I think you need to imagine what you're writing and get rid of intent in your action lines. If you write what someone is doing, we get the intent, like Sir pounding his hands on the table...we get he's pissed...but at the same time Sir comes of as a child throwing a fit when I think you want him to be cool, like Agent Smith. Agent Smith doesn't pound his hands on a table, he zips Neo's mouth. Darth Vader doesn't tell Admiral Motti to shut up, Vader chokes Motti with the Force. Agent Smith doesn't say "Don't move or I will shoot you!" Smith shoots without asking questions. Those are good bad guys and it's shown by action, not talk. Even tough good guys are like that.

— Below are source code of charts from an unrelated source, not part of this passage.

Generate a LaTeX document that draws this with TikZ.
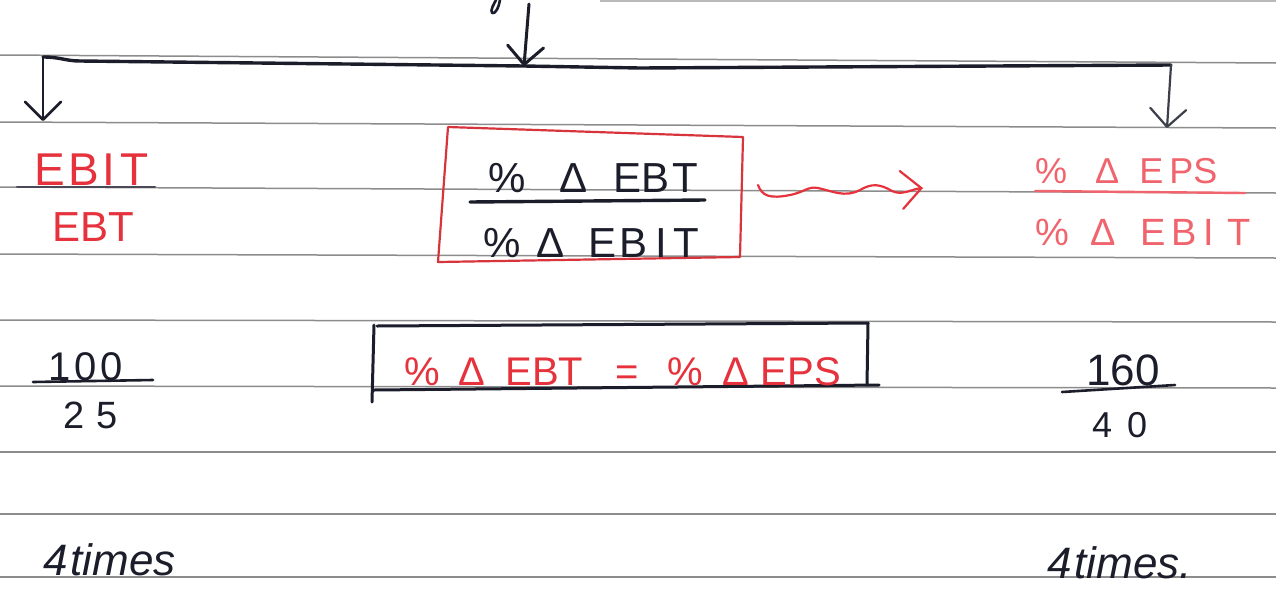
\documentclass[tikz,border=0pt]{standalone}
\usepackage{fontspec}
\setmainfont{Liberation Sans}
\usetikzlibrary{arrows.meta}

\definecolor{ink}{HTML}{1B1D2A}
\definecolor{redink}{HTML}{E5323C}
\definecolor{palered}{HTML}{F0646E}
\definecolor{boxred}{HTML}{D8343C}
\definecolor{rulegray}{HTML}{8C8C8C}

\newcommand\gap[1]{\hspace{#1pt}}

\begin{document}
\begin{tikzpicture}[x=1pt,y=-1pt,
  ruleline/.style={draw=rulegray,line width=1.5pt},
  pen/.style={draw=ink,line width=3pt,line cap=round,line join=round},
  barb/.style={-{Straight Barb[length=18pt,width=36pt,line join=round,line cap=round]}},
  txt/.style={inner sep=0pt,anchor=base west},
  fs/.style={font=\fontsize{#1}{#1}\selectfont},
]
\useasboundingbox (0,0) rectangle (1276,592);
\fill[white] (0,0) rectangle (1276,592);

% ruled paper
\draw[ruleline,draw=rulegray!60] (600,1) -- (1276,1);
\foreach \a/\b in {55/63,122/128,187/193,254/258,320/322,386/388,452/452,514/514,577/577}
  \draw[ruleline] (0,\a) -- (1276,\b);

% pen stroke left over from the line above
\draw[pen,line width=2.6pt] (500,0) .. controls (499,7) and (495,15) .. (492,13) .. controls (490,10) and (494,4) .. (496,0);

% branching arrows
\coordinate (src) at (529,4);
\coordinate (hub) at (524,66);
\coordinate (bl) at (43,57);
\coordinate (br) at (1171,65);
\coordinate (ltip) at (43,121);
\coordinate (rtip) at (1167,128);
\draw[pen,barb] (src) -- (hub);
\draw[pen,line width=3.4pt] (bl) .. controls (60,57) and (66,61) .. (80,61) -- (hub) -- (640,68) -- (br);
\draw[pen,barb,line width=2.6pt] (bl) -- (ltip);
\draw[pen,barb,line width=2.2pt,draw=ink!85] (br) -- (rtip);

% left column
\node[txt,fs=46,text=redink] (lnum) at (34,185) {E\gap{4}B\gap{3}I\gap{5}T};
\draw[draw=ink!80,line width=2pt,line cap=round] (17,187) -- (155,187);
\node[txt,fs=42,text=redink] (lden) at (52,241) {EBT};

% boxed ratio in the middle
\coordinate (b1) at (448,127);
\coordinate (b2) at (743,137);
\coordinate (b3) at (740,257);
\coordinate (b4) at (438,262);
\draw[boxred,line width=2.2pt,line join=round] (b1) -- (b2) -- (b3) -- (b4) -- cycle;
\node[txt,fs=42,text=ink] (mnum) at (488,192) {\%\gap{34}Δ\gap{26}E\gap{0}B\gap{3}T};
\draw[pen,line width=3.4pt] (470,202) -- (705,200);
\node[txt,fs=42,text=ink] (mden) at (483,257) {\%\gap{16}Δ\gap{24}E\gap{3}B\gap{8}I\gap{6}T};

% wavy arrow
\coordinate (wstart) at (758,185);
\coordinate (wtip) at (923,188);
\draw[redink,line width=2.2pt,line cap=round,-{Straight Barb[length=20pt,width=38pt,line cap=round]}]
  (wstart) .. controls (762,196) and (770,199) .. (790,195)
  .. controls (805,192) and (808,186) .. (818,188)
  .. controls (832,191) and (845,198) .. (860,190)
  .. controls (872,183) and (880,184) .. (892,191)
  .. controls (902,196) and (912,189) .. (wtip);

% right column
\node[txt,fs=36,text=palered] (rnum) at (1035,183) {\%\gap{28}Δ\gap{20}E\gap{6}P\gap{0}S};
\draw[palered,line width=2.4pt,line cap=round] (1035,191) -- (1245,193);
\node[txt,fs=38,text=palered] (rden) at (1035,245) {\%\gap{22}Δ\gap{24}E\gap{6}B\gap{6}I\gap{14}T};

% boxed equality
\coordinate (k1) at (377,326);
\coordinate (k2) at (868,323);
\coordinate (k3) at (867,385);
\coordinate (k4) at (879,385);
\coordinate (k5) at (374,390);
\coordinate (k6) at (372,402);
\draw[pen] (k1) -- (k2);
\draw[pen] (k2) -- (k3);
\draw[pen] (k5) -- (k4);
\draw[pen] (374,325) -- (k6);
\node[txt,fs=40,text=redink] (eq) at (404,385) {\%\gap{19}Δ\gap{20}EBT\gap{32}=\gap{29}\%\gap{19}Δ\gap{12}EPS};

% worked numbers
\node[txt,fs=40,text=ink] (lhi) at (48,380) {1\gap{4}0\gap{4}0};
\draw[pen,line width=2.6pt] (33,382) -- (153,380);
\node[txt,fs=38,text=ink] (llo) at (63,428) {2\gap{12}5};

\node[txt,fs=44,text=ink] (rhi) at (1086,385) {160};
\draw[pen,line width=2.6pt] (1062,392) -- (1175,385);
\node[txt,fs=36,text=ink] (rlo) at (1092,437) {4\gap{15}0};

% results
\node[txt,fs=44,text=ink,font=\fontsize{44}{44}\selectfont\itshape] (lres) at (43,575) {4\gap{3}times};
\node[txt,fs=44,text=ink,font=\fontsize{44}{44}\selectfont\itshape] (rres) at (1047,578) {4\gap{3}times.};
\end{tikzpicture}
\end{document}
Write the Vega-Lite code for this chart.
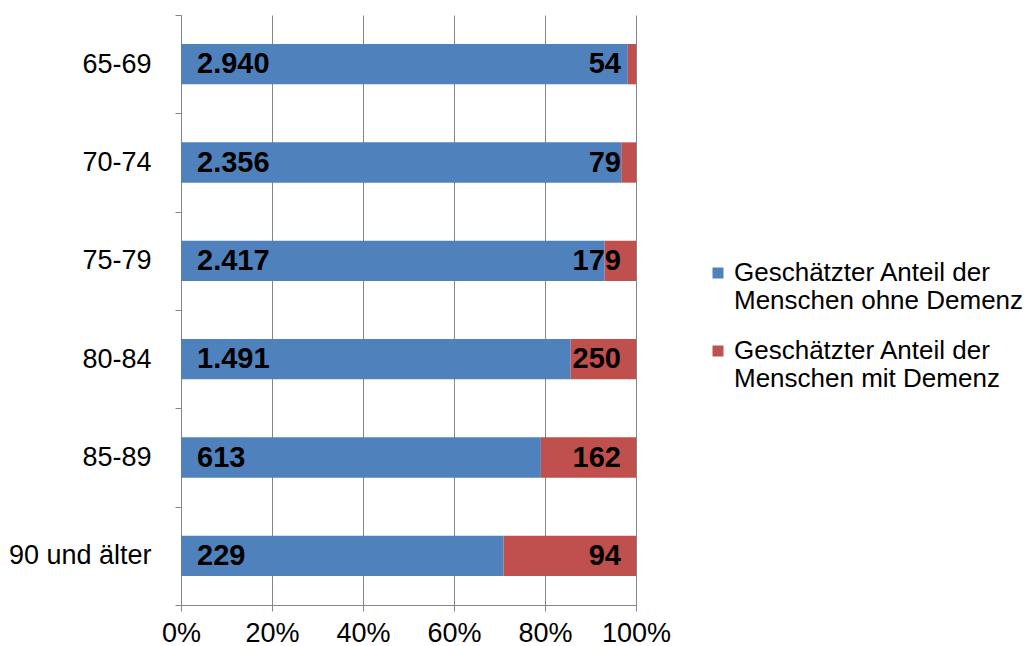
{
  "$schema": "https://vega.github.io/schema/vega-lite/v6.json",
  "autosize": "none",
  "padding": {"left": 181, "top": 15, "right": 395, "bottom": 41},
  "width": 455,
  "height": 590,
  "background": "white",
  "config": {
    "view": {"stroke": null},
    "font": "Liberation Sans",
    "locale": {"number": {"decimal": ",", "thousands": ".", "grouping": [3], "currency": ["", " €"]}}
  },
  "data": {
    "values": [
      {"age": "65-69", "group": "Geschätzter Anteil der|Menschen ohne Demenz", "value": 2940},
      {"age": "65-69", "group": "Geschätzter Anteil der|Menschen mit Demenz", "value": 54},
      {"age": "70-74", "group": "Geschätzter Anteil der|Menschen ohne Demenz", "value": 2356},
      {"age": "70-74", "group": "Geschätzter Anteil der|Menschen mit Demenz", "value": 79},
      {"age": "75-79", "group": "Geschätzter Anteil der|Menschen ohne Demenz", "value": 2417},
      {"age": "75-79", "group": "Geschätzter Anteil der|Menschen mit Demenz", "value": 179},
      {"age": "80-84", "group": "Geschätzter Anteil der|Menschen ohne Demenz", "value": 1491},
      {"age": "80-84", "group": "Geschätzter Anteil der|Menschen mit Demenz", "value": 250},
      {"age": "85-89", "group": "Geschätzter Anteil der|Menschen ohne Demenz", "value": 613},
      {"age": "85-89", "group": "Geschätzter Anteil der|Menschen mit Demenz", "value": 162},
      {"age": "90 und älter", "group": "Geschätzter Anteil der|Menschen ohne Demenz", "value": 229},
      {"age": "90 und älter", "group": "Geschätzter Anteil der|Menschen mit Demenz", "value": 94}
    ]
  },
  "encoding": {
    "y": {
      "field": "age",
      "type": "nominal",
      "sort": null,
      "scale": {"paddingInner": 0, "paddingOuter": 0},
      "axis": {
        "title": null,
        "tickBand": "extent",
        "domainColor": "#868686",
        "tickColor": "#868686",
        "tickSize": 6,
        "labelFontSize": 27,
        "labelColor": "#000000",
        "labelPadding": 24,
        "grid": false
      }
    }
  },
  "layer": [
    {
      "mark": {"type": "bar", "height": {"band": 0.41}},
      "encoding": {
        "x": {
          "field": "value",
          "type": "quantitative",
          "stack": "normalize",
          "scale": {"domain": [0, 1], "nice": false},
          "axis": {
            "title": null,
            "values": [0, 0.2, 0.4, 0.6, 0.8, 1],
            "format": ".0%",
            "grid": true,
            "gridColor": "#868686",
            "gridWidth": 1,
            "domainColor": "#868686",
            "tickColor": "#868686",
            "tickSize": 6,
            "labelFontSize": 27,
            "labelColor": "#000000",
            "labelPadding": 9,
            "labelFlush": false
          }
        },
        "order": {"field": "group", "sort": "descending"},
        "color": {
          "field": "group",
          "type": "nominal",
          "sort": ["Geschätzter Anteil der|Menschen ohne Demenz", "Geschätzter Anteil der|Menschen mit Demenz"],
          "scale": {"range": ["#4F81BD", "#C0504D"]},
          "legend": {
            "title": null,
            "orient": "none",
            "legendX": 524,
            "legendY": 245,
            "symbolType": "square",
            "symbolSize": 121,
            "symbolStrokeWidth": 0,
            "labelFontSize": 26,
            "labelColor": "#000000",
            "labelLimit": 500,
            "labelOffset": 3,
            "labelExpr": "split(datum.label, '|')",
            "rowPadding": 24
          }
        }
      }
    },
    {
      "transform": [{"filter": "indexof(datum.group, 'ohne') >= 0"}],
      "mark": {"type": "text", "align": "left", "baseline": "middle", "dx": 16, "fontSize": 29, "fontWeight": "bold", "color": "#000000"},
      "encoding": {
        "x": {"datum": 0},
        "text": {"field": "value", "type": "quantitative", "format": ",d"}
      }
    },
    {
      "transform": [{"filter": "indexof(datum.group, 'mit') >= 0"}],
      "mark": {"type": "text", "align": "right", "baseline": "middle", "dx": -15, "fontSize": 29, "fontWeight": "bold", "color": "#000000"},
      "encoding": {
        "x": {"datum": 1},
        "text": {"field": "value", "type": "quantitative", "format": ",d"}
      }
    }
  ]
}
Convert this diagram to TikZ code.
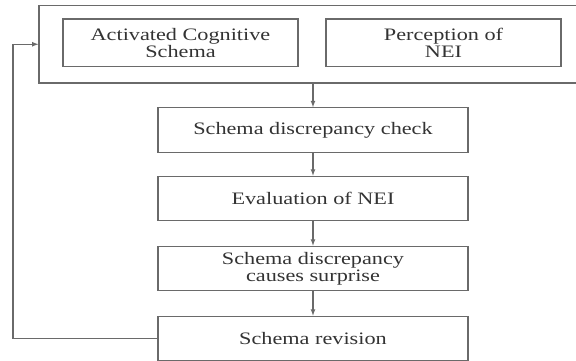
\documentclass[tikz,border=0pt]{standalone}
\usepackage{fontspec}
\setmainfont{Liberation Serif}[FakeStretch=1.27]
\usepackage{xcolor}
\usepackage{tikz}
\usetikzlibrary{arrows,positioning}

\definecolor{linegray}{HTML}{6A6A6A}
\definecolor{textgray}{HTML}{333333}

\begin{document}
\begin{tikzpicture}[
    x=1pt, y=-1pt, >=latex,
    stagebox/.style={draw=linegray, line width=1.2pt, minimum width=310pt, minimum height=44.5pt,
        align=center, text=textgray, font=\fontsize{17.5}{17}\selectfont, inner sep=0pt},
    inputbox/.style={stagebox, minimum width=235pt, minimum height=47.5pt},
    flow/.style={->, draw=linegray, line width=1.2pt},
]
    \useasboundingbox (0,0) rectangle (576,360);

    % top group
    \node[draw=linegray, line width=1.2pt, minimum width=541pt, minimum height=77.5pt, inner sep=0pt] (outer) at (309.5,44.25) {};
    \node[inputbox] (schema) at (180.5,42.75) {Activated Cognitive\\Schema};
    \node[inputbox] (percept) at (443.5,42.75) {Perception of\\NEI};

    % main chain
    \node[stagebox] (check) at (313,130) {Schema discrepancy check};
    \node[stagebox] (eval) at (313,198.5) {Evaluation of NEI};
    \node[stagebox] (surprise) at (313,268.5) {Schema discrepancy\\causes surprise};
    \node[stagebox] (revision) at (313,338.5) {Schema revision};

    \draw[flow] (outer.south -| check) -- (check);
    \draw[flow] (check) -- (eval);
    \draw[flow] (eval) -- (surprise);
    \draw[flow] (surprise) -- (revision);

    % feedback loop
    \coordinate (back) at (13,338.5);
    \draw[flow] (revision.west) -- (back) |- (outer.west);
\end{tikzpicture}
\end{document}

The ending doesn't do it for me at all. Conner is free but for what? Because he beat the Reapers? Beating the Reapers is not a good reason to be free. A better reason is for Conner to reunite with his family. Beating the Reapers would be your A story, the one with the main plot. The B story is your moral: that Conner wants to make amends and be with his family. Without a good B story, even the best A story fails miserably. It's the B story we relate to on a deeper level.

Your mentor Claire and the Villain, Sir, don't pop either. They come off as props to support the action, not real characters. I mentioned a bit about bad guys above but Claire, if she is anything, should be attached to Conner in some way so when Conner is gone, there is pain in separation, but there isn't any. There is no closure with Conner to Claire to Conner's parents.

Interesting premise though. Needs better execution.